Having a premature and seriously ill baby is worrying at the best of times, but doing so at the start of a pandemic presents a whole new set of issues. Beauty brand founder Joy Isaacs' fourth son Jax was born six weeks early, just before the UK went into lockdown, weighing only 1.5kg after suffering from restricted growth in the womb.
"I felt extremely anxious, especially when there were unanswered questions as to why my baby was not growing," recalls Joy. "Lockdown hit when we were still in hospital. Initially, I was relieved to be able to stay with him but then it became a double-edged sword trying to keep myself safe from the virus and worrying if I did catch it would I be separated from him?"
When he arrived in the world, he was diagnosed with a rare chromosome disorder which causes a type of neonatal diabetes. With dangerously high blood sugar, little Jax was very dehydrated. Joy and her husband were told to prepare for the worst.
At the time, the NHS was not routinely using PPE and this added to Joy's concern, knowing the protection it could afford her and Jax, yet needing to accept their help even without PPE in place. Once lockdown was in place, PPE did become routine but visitors weren't allowed in. "Those were very difficult weeks stuck on the ward without much privacy and using the canteen and vending machines for food. My husband could drop essentials off at the front door of the hospital for me but he couldn't come in.

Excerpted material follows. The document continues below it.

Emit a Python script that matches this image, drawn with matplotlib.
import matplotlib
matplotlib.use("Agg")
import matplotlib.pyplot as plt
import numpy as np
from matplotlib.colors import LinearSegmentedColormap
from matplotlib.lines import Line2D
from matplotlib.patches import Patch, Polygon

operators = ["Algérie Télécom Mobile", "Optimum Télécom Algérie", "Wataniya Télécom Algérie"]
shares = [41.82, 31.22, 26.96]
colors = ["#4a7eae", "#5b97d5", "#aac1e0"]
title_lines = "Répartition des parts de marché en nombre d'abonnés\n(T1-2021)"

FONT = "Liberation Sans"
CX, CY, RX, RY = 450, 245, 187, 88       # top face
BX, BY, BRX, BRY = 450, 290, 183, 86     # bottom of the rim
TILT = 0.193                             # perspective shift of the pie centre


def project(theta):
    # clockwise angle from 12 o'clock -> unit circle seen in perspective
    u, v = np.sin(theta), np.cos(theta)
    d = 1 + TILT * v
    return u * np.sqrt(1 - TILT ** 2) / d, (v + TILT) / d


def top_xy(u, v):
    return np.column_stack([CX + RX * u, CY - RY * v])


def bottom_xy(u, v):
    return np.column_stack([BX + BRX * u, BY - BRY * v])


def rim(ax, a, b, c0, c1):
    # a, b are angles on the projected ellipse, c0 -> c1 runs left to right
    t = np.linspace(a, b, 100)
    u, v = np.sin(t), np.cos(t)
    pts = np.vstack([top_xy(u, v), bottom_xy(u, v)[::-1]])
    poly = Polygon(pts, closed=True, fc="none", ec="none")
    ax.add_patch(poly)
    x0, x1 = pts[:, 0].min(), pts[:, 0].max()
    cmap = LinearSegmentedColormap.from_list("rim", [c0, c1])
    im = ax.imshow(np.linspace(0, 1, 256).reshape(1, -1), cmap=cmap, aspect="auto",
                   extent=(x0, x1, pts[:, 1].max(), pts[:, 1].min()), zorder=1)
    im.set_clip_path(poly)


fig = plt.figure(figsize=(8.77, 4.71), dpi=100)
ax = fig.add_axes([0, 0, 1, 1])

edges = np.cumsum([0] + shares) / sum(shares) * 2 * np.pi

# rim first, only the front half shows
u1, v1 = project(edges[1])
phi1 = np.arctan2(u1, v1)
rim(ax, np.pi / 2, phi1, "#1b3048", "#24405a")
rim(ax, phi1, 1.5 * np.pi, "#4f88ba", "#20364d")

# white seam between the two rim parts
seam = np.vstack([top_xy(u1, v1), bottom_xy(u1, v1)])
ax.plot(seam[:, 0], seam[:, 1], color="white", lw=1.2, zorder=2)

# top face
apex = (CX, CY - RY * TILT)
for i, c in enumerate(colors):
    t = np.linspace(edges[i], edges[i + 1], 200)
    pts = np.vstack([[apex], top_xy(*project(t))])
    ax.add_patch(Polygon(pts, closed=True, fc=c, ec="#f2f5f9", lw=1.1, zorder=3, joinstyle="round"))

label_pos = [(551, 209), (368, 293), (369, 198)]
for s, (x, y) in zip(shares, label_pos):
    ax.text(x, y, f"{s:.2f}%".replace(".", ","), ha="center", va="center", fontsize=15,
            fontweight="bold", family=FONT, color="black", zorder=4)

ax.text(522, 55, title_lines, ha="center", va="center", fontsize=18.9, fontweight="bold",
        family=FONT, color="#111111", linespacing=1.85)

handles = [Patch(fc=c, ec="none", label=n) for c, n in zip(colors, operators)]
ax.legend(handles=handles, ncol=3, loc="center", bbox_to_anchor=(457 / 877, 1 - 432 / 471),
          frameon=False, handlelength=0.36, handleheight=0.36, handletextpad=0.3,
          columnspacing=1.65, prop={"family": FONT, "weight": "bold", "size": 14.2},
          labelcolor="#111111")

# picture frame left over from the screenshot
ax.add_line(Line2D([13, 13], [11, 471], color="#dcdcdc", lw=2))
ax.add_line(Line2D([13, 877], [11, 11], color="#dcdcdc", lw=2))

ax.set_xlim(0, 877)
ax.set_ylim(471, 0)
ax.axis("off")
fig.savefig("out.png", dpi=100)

She couldn't see her other children either, three boys aged 11,16 and 17. "I missed one of my boys’ birthdays which was very difficult and sad and it was hard to field their questions around when I would be home as I really had no idea when Jax would be well enough for discharge."
"I remember one particular week in lockdown which was extremely difficult as Jax's condition wasn’t improving and after many tests the doctors said that they were at a dead-end," Joy says. "I felt helpless like there was no end in sight and nothing to hold on to. I had to stay grateful that I could be with him as there were other babies on the ward separated from their parents due to circumstances around Covid and the lockdown."

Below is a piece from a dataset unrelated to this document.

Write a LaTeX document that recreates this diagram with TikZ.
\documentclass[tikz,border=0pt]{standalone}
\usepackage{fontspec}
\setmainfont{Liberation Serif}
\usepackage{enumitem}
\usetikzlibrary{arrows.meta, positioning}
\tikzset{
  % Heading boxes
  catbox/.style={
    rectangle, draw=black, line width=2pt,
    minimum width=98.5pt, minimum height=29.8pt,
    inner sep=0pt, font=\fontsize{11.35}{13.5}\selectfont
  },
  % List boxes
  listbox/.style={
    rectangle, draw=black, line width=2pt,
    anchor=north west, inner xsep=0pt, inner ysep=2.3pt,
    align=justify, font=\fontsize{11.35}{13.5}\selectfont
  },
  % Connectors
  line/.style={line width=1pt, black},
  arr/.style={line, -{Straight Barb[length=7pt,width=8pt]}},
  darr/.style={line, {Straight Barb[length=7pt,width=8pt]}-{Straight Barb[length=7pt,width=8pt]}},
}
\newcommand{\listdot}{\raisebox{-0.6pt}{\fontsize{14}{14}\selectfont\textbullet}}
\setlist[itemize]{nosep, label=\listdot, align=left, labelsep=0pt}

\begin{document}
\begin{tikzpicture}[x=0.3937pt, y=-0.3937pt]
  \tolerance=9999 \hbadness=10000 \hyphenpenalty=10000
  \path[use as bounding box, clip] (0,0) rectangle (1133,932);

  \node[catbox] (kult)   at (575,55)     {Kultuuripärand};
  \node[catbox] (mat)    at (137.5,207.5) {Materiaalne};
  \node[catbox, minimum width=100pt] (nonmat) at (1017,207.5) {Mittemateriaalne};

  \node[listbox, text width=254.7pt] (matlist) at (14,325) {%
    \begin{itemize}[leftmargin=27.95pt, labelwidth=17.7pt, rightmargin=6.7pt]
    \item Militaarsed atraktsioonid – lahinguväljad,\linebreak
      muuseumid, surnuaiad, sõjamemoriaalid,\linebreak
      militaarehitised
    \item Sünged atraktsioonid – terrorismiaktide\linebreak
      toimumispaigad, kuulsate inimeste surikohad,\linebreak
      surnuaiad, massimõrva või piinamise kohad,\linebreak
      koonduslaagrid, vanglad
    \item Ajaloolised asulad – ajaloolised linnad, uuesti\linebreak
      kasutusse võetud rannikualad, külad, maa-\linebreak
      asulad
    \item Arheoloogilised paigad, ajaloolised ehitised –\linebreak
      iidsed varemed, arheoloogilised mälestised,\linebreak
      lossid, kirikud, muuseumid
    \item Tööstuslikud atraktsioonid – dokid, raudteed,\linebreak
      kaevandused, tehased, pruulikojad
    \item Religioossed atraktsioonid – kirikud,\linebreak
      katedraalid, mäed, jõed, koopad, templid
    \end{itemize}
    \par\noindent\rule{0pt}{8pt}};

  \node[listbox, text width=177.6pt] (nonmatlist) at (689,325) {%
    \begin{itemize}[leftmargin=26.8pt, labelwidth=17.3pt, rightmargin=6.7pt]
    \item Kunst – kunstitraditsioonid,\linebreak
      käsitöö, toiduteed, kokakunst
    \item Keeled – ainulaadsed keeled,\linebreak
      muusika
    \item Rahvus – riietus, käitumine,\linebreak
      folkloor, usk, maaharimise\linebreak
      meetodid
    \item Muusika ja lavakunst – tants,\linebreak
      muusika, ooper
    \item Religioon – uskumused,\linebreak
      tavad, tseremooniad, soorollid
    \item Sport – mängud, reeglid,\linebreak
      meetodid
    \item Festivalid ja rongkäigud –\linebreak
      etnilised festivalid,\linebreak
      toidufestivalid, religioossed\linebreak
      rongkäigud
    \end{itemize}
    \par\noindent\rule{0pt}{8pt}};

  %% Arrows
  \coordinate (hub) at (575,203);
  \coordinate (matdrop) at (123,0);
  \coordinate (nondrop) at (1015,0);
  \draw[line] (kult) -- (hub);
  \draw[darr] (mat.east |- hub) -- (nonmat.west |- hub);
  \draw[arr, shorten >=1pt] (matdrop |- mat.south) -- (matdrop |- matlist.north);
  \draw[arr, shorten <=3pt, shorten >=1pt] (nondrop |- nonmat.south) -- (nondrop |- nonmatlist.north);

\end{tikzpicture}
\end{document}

Joy and Jax lived in hospital for almost three months witnessing first-hand the physical and emotional toll the pandemic was taking on frontline staff wearing PPE. "Everyone we met was so caring and professional and without them, Jax would not be here today. There was one particular ward sister who even though she was drowning in the restructuring all the hospitals were going through to accommodate Covid19, she championed Jax’s case with tenacity and helped to get him into a strong position that allowed us to be discharged."
Jax is now home with his three brothers and is thriving. "We do hospital appointments via video conference and they are so pleased with his progress," says Joy.
While in hospital, Joy noticed to what extent the NHS staff's hands were suffering from the constant washing and sanitizing. As the founder of Argentum Apothecary a skincare brand with a powerful healing ingredient, she wanted to give back.
She set about gifting £1million worth of the brand's hero product La Potion Infinie , a day and night cream formulated with antioxidant colloidal silver which speeds up tissue regeneration.